Start of GIVEN MATERIAL

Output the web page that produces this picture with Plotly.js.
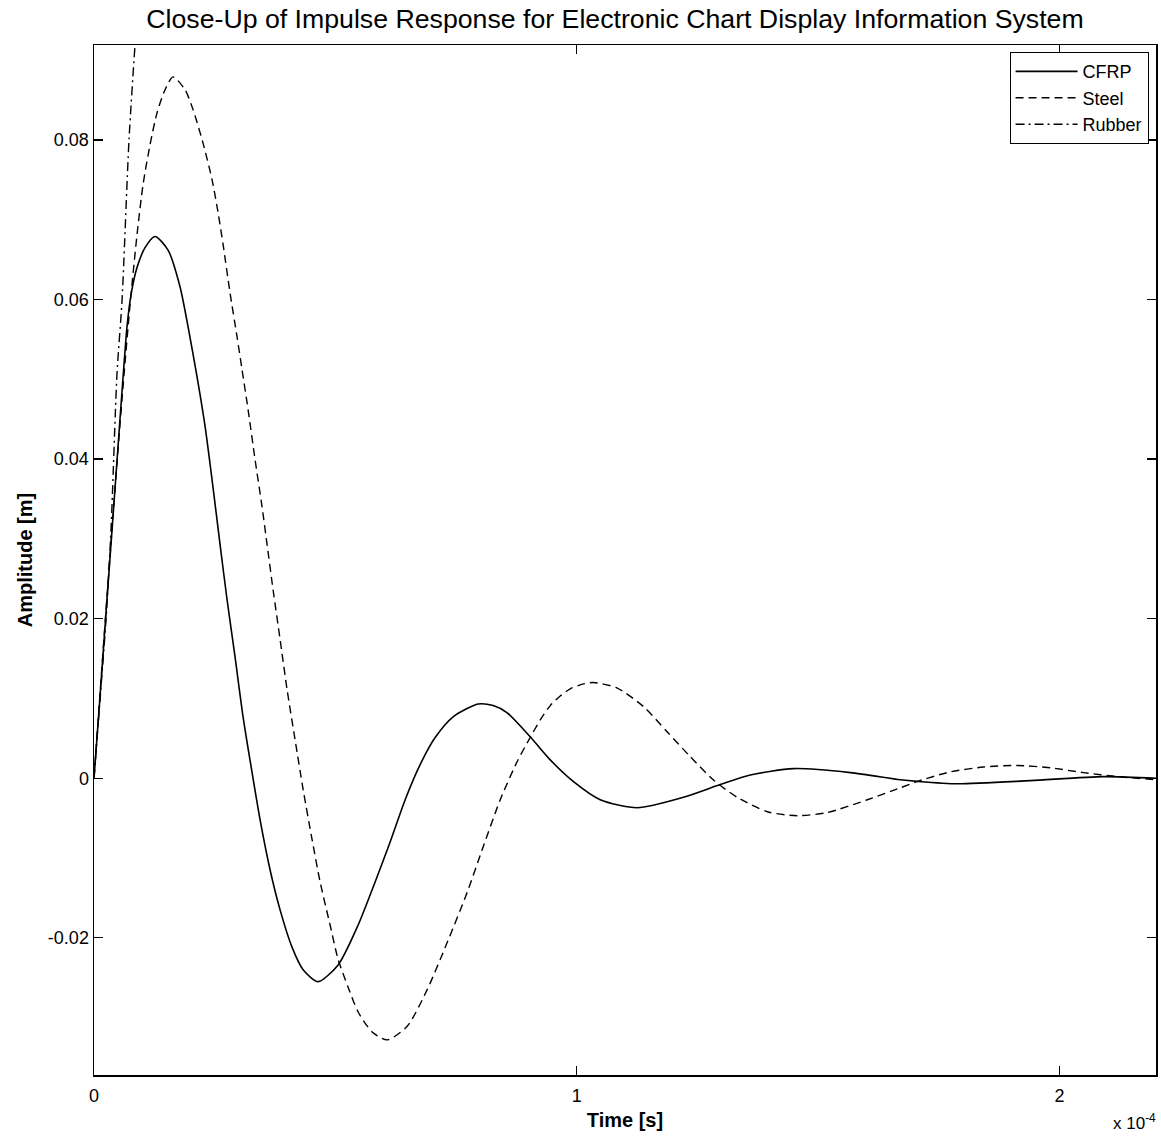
<!DOCTYPE html>
<html>
<head>
<meta charset="utf-8">
<script src="https://cdn.plot.ly/plotly-3.0.1.min.js"></script>
<style>html,body{margin:0;padding:0;background:#fff;}#chart{width:1161px;height:1137px;}</style>
</head>
<body>
<div id="chart"></div>
<script>
// Time [s]
const cfrpT = [0, 1.24e-6, 2.49e-6, 3.73e-6, 4.97e-6, 5.60e-6, 6.22e-6, 6.84e-6, 7.67e-6, 8.91e-6, 1.057e-5, 1.264e-5, 1.534e-5, 1.782e-5, 1.948e-5, 2.135e-5, 2.301e-5, 2.446e-5, 2.611e-5, 2.756e-5, 2.922e-5, 3.088e-5, 3.275e-5, 3.440e-5, 3.648e-5, 3.855e-5, 4.104e-5, 4.332e-5, 4.642e-5, 5.057e-5, 5.472e-5, 5.824e-5, 6.135e-5, 6.446e-5, 6.756e-5, 7.067e-5, 7.440e-5, 7.959e-5, 8.269e-5, 8.560e-5, 9.036e-5, 9.451e-5, 9.927e-5, 1.0487e-4, 1.1254e-4, 1.2207e-4, 1.2974e-4, 1.3596e-4, 1.4487e-4, 1.5668e-4, 1.6705e-4, 1.7057e-4, 1.7886e-4, 1.9399e-4, 2.0912e-4, 2.2010e-4];
const cfrpA = [0, 0.0102, 0.0207, 0.0311, 0.0415, 0.0468, 0.0519, 0.0566, 0.0606, 0.0640, 0.0665, 0.0679, 0.0662, 0.0616, 0.0566, 0.0503, 0.0441, 0.0374, 0.0293, 0.0224, 0.0152, 0.0077, 0.0007, -0.0052, -0.0115, -0.0165, -0.0212, -0.0240, -0.0255, -0.0234, -0.0184, -0.0130, -0.0080, -0.0027, 0.0017, 0.0051, 0.0077, 0.0093, 0.0091, 0.0082, 0.0052, 0.0023, -0.0004, -0.0027, -0.0037, -0.0024, -0.0008, 0.0004, 0.0012, 0.0007, -0.0002, -0.0004, -0.0007, -0.0003, 0.0002, 0.0];

const steelT = [0, 1.24e-6, 2.49e-6, 3.73e-6, 4.97e-6, 6.22e-6, 7.46e-6, 8.91e-6, 1.016e-5, 1.161e-5, 1.306e-5, 1.472e-5, 1.637e-5, 1.886e-5, 2.052e-5, 2.259e-5, 2.446e-5, 2.570e-5, 2.674e-5, 2.819e-5, 2.964e-5, 3.067e-5, 3.192e-5, 3.337e-5, 3.482e-5, 3.585e-5, 3.710e-5, 3.855e-5, 4.000e-5, 4.166e-5, 4.332e-5, 4.518e-5, 4.684e-5, 4.891e-5, 5.057e-5, 5.264e-5, 5.472e-5, 5.762e-5, 6.073e-5, 6.487e-5, 6.902e-5, 7.316e-5, 7.731e-5, 8.062e-5, 8.415e-5, 8.767e-5, 9.036e-5, 9.244e-5, 9.451e-5, 9.658e-5, 9.865e-5, 1.0073e-4, 1.0342e-4, 1.0839e-4, 1.1378e-4, 1.1876e-4, 1.2352e-4, 1.2829e-4, 1.3326e-4, 1.3948e-4, 1.4570e-4, 1.5192e-4, 1.6021e-4, 1.6705e-4, 1.7057e-4, 1.7741e-4, 1.8425e-4, 1.9130e-4, 1.9813e-4, 2.0497e-4, 2.1202e-4, 2.2010e-4];
const steelA = [0, 0.0105, 0.0211, 0.0311, 0.0412, 0.0506, 0.0593, 0.0681, 0.0744, 0.0794, 0.0834, 0.0863, 0.0879, 0.0863, 0.0838, 0.0796, 0.0750, 0.0709, 0.0669, 0.0608, 0.0553, 0.0512, 0.0462, 0.0399, 0.0340, 0.0293, 0.0236, 0.0174, 0.0111, 0.0048, -0.0014, -0.0077, -0.0130, -0.0184, -0.0227, -0.0262, -0.0293, -0.0318, -0.0328, -0.0311, -0.0265, -0.0206, -0.0143, -0.0086, -0.0027, 0.0021, 0.0051, 0.0073, 0.0091, 0.0103, 0.0112, 0.0117, 0.0120, 0.0113, 0.0090, 0.0058, 0.0027, -0.0002, -0.0024, -0.0042, -0.0047, -0.0043, -0.0027, -0.0012, -0.0004, 0.0008, 0.0014, 0.0016, 0.0013, 0.0007, 0.0002, -0.0002];

const rubberT = [0, 1.24e-6, 2.49e-6, 3.52e-6, 4.77e-6, 5.80e-6, 7.25e-6, 8.50e-6, 9.53e-6];
const rubberA = [0, 0.0098, 0.0199, 0.0311, 0.0508, 0.0598, 0.0800, 0.0919, 0.1001];

const xTickVals = [0, 1e-4, 2e-4];
const xTickText = ['0', '1', '2'];
const yTickVals = [-0.02, 0, 0.02, 0.04, 0.06, 0.08];
const yTickText = ['-0.02', '0', '0.02', '0.04', '0.06', '0.08'];

const FONT = 'Liberation Sans, Arial, sans-serif';

const traces = [
  {x: cfrpT, y: cfrpA, name: 'CFRP', mode: 'lines', line: {color: '#000', width: 1.6, dash: 'solid', shape: 'spline', smoothing: 0.7}},
  {x: steelT, y: steelA, name: 'Steel', mode: 'lines', line: {color: '#000', width: 1.4, dash: '8px,5px', shape: 'spline', smoothing: 0.7}},
  {x: rubberT, y: rubberA, name: 'Rubber', mode: 'lines', line: {color: '#000', width: 1.4, dash: '9px,4px,2px,4px', shape: 'spline', smoothing: 0.7}}
];

const axisCommon = {
  showgrid: false, zeroline: false, showline: true, linecolor: '#000', linewidth: 1.5,
  mirror: 'ticks', ticks: 'inside', ticklen: 9, tickwidth: 1.3, tickcolor: '#000',
  tickfont: {family: FONT, size: 18, color: '#000'}
};

const layout = {
  width: 1161, height: 1137,
  margin: {l: 94, r: 5, t: 45, b: 62},
  paper_bgcolor: '#fff', plot_bgcolor: '#fff',
  showlegend: true,
  title: {text: 'Close-Up of Impulse Response for Electronic Chart Display Information System',
          font: {family: FONT, size: 26.7, color: '#000'}, x: 0.5297, xanchor: 'center', y: 0.984, yanchor: 'middle'},
  xaxis: Object.assign({}, axisCommon, {
    range: [0, 2.2e-4], tickvals: xTickVals, ticktext: xTickText, ticklabelstandoff: 4,
    title: {text: '<b>Time [s]</b>', font: {family: FONT, size: 20, color: '#000'}, standoff: 8}
  }),
  yaxis: Object.assign({}, axisCommon, {
    range: [-0.0372, 0.0919], tickvals: yTickVals, ticktext: yTickText,
    title: {text: '<b>Amplitude [m]</b>', font: {family: FONT, size: 20, color: '#000'}, standoff: 10}
  }),
  legend: {x: 0.993, y: 0.993, xanchor: 'right', yanchor: 'top', bordercolor: '#000', borderwidth: 1,
           bgcolor: '#fff', font: {family: FONT, size: 18, color: '#000'}, itemwidth: 62,
           tracegroupgap: 0},
  annotations: [
    {xref: 'paper', yref: 'paper', x: 1, y: 0, xanchor: 'right', yanchor: 'top', yshift: -34, xshift: 2,
     showarrow: false, text: 'x 10<sup>-4</sup>', font: {family: FONT, size: 17, color: '#000'}}
  ]
};

Plotly.newPlot('chart', traces, layout, {displayModeBar: false, staticPlot: true});
</script>
</body>
</html>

End of GIVEN MATERIAL

_TASK GOAL_: Give again, exactly, the lines from the start of the data through the one holding "-0.0003, 0.0002, 0.0];"; omit the pictures.

_FINISHED TASK_:
Output the web page that produces this picture with Plotly.js.
<!DOCTYPE html>
<html>
<head>
<meta charset="utf-8">
<script src="https://cdn.plot.ly/plotly-3.0.1.min.js"></script>
<style>html,body{margin:0;padding:0;background:#fff;}#chart{width:1161px;height:1137px;}</style>
</head>
<body>
<div id="chart"></div>
<script>
// Time [s]
const cfrpT = [0, 1.24e-6, 2.49e-6, 3.73e-6, 4.97e-6, 5.60e-6, 6.22e-6, 6.84e-6, 7.67e-6, 8.91e-6, 1.057e-5, 1.264e-5, 1.534e-5, 1.782e-5, 1.948e-5, 2.135e-5, 2.301e-5, 2.446e-5, 2.611e-5, 2.756e-5, 2.922e-5, 3.088e-5, 3.275e-5, 3.440e-5, 3.648e-5, 3.855e-5, 4.104e-5, 4.332e-5, 4.642e-5, 5.057e-5, 5.472e-5, 5.824e-5, 6.135e-5, 6.446e-5, 6.756e-5, 7.067e-5, 7.440e-5, 7.959e-5, 8.269e-5, 8.560e-5, 9.036e-5, 9.451e-5, 9.927e-5, 1.0487e-4, 1.1254e-4, 1.2207e-4, 1.2974e-4, 1.3596e-4, 1.4487e-4, 1.5668e-4, 1.6705e-4, 1.7057e-4, 1.7886e-4, 1.9399e-4, 2.0912e-4, 2.2010e-4];
const cfrpA = [0, 0.0102, 0.0207, 0.0311, 0.0415, 0.0468, 0.0519, 0.0566, 0.0606, 0.0640, 0.0665, 0.0679, 0.0662, 0.0616, 0.0566, 0.0503, 0.0441, 0.0374, 0.0293, 0.0224, 0.0152, 0.0077, 0.0007, -0.0052, -0.0115, -0.0165, -0.0212, -0.0240, -0.0255, -0.0234, -0.0184, -0.0130, -0.0080, -0.0027, 0.0017, 0.0051, 0.0077, 0.0093, 0.0091, 0.0082, 0.0052, 0.0023, -0.0004, -0.0027, -0.0037, -0.0024, -0.0008, 0.0004, 0.0012, 0.0007, -0.0002, -0.0004, -0.0007, -0.0003, 0.0002, 0.0];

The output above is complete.